2. Testing, especially to determine a baseline level in English and Mathematics, is an important part of the decision for placement. Testing in other subjects may also be necessary, especially for placement in courses with prerequisites. To help determine a new student’s achievement level, the following may be administered as appropriate: 

  1. Measures of Academic Progress (MAP). 
  2. Assessments from prerequisite courses, even if past transcripts show the student has completed the course.  
  3. Writing sample: Student responds to a writing prompt. 
  4. End-of-year assessments.  
  5. Other assessments that help with the placement decision. 

3. Homeroom assignment should be based on the following: 

  1. Fewer than 50 credits: Secondary I 
  2. Minimum of 50 credits: Secondary II 
  3. Minimum of 100 credits: Secondary III 
  4. Minimum of 150 credits: Secondary IV 

4. Further testing may be necessary if a student is performing so well on the assessments that they are showing mastery of material found in courses for which they have not yet received credit. To credit the past learning and place the student appropriately, the student may take unit tests within a subject to earn the units of study. For example, a student who has never taken Algebra, but shows readiness for Geometry and/or Advanced Mathematics I, may take the 10 unit tests for Algebra to earn 10 Algebra credits. 
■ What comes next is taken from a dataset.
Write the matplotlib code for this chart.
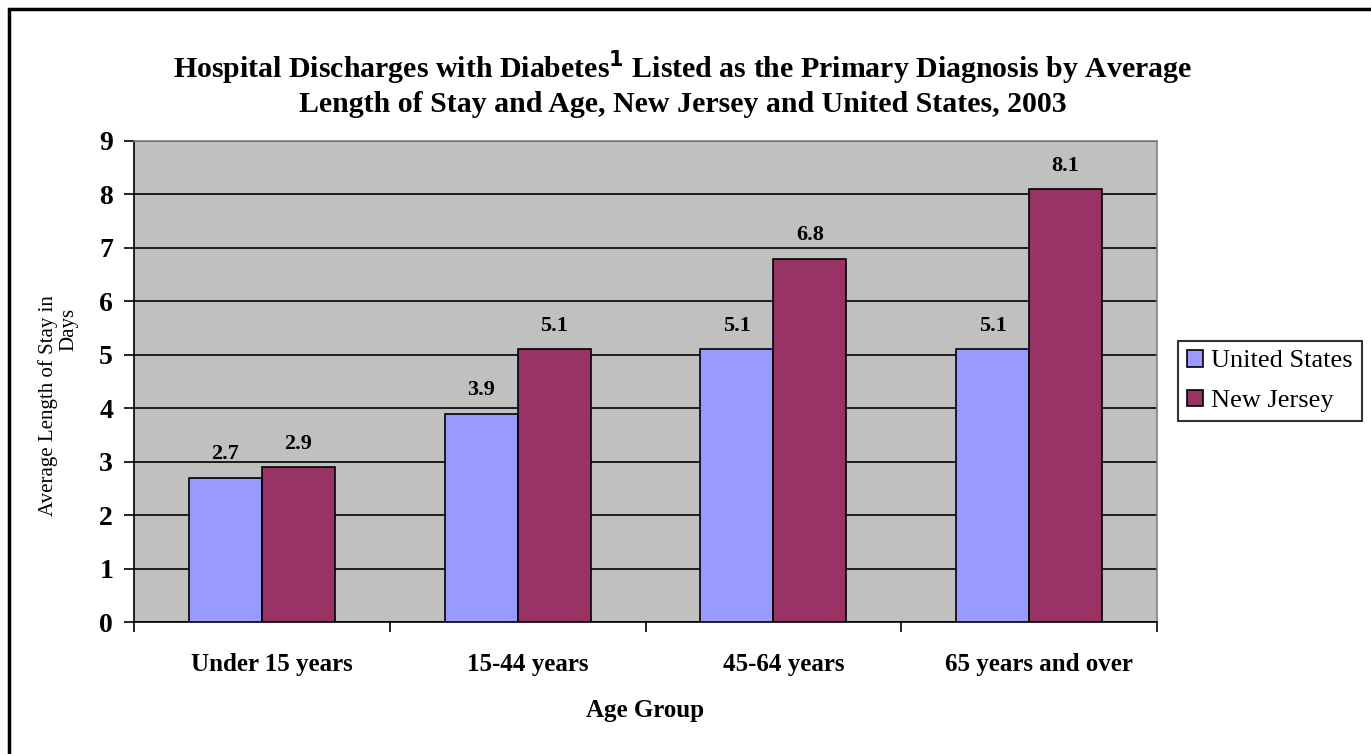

5. Meet with the student to determine strengths, weaknesses, interests, needs, and developmental level. 

6. Discuss with parents the academic, social, and emotional strengths and needs of the student.  

7. Determine placement, create a graduation plan, and meet with parents to discuss the initial graduation plan. Placement will be based on the best professional judgment of the school’s placement team; the team will be flexible and willing to adjust student placement as needed. The team should include teachers and school administrators. Explain to parents why the placement and graduation plan determined by the placement team are in the best interests of the student.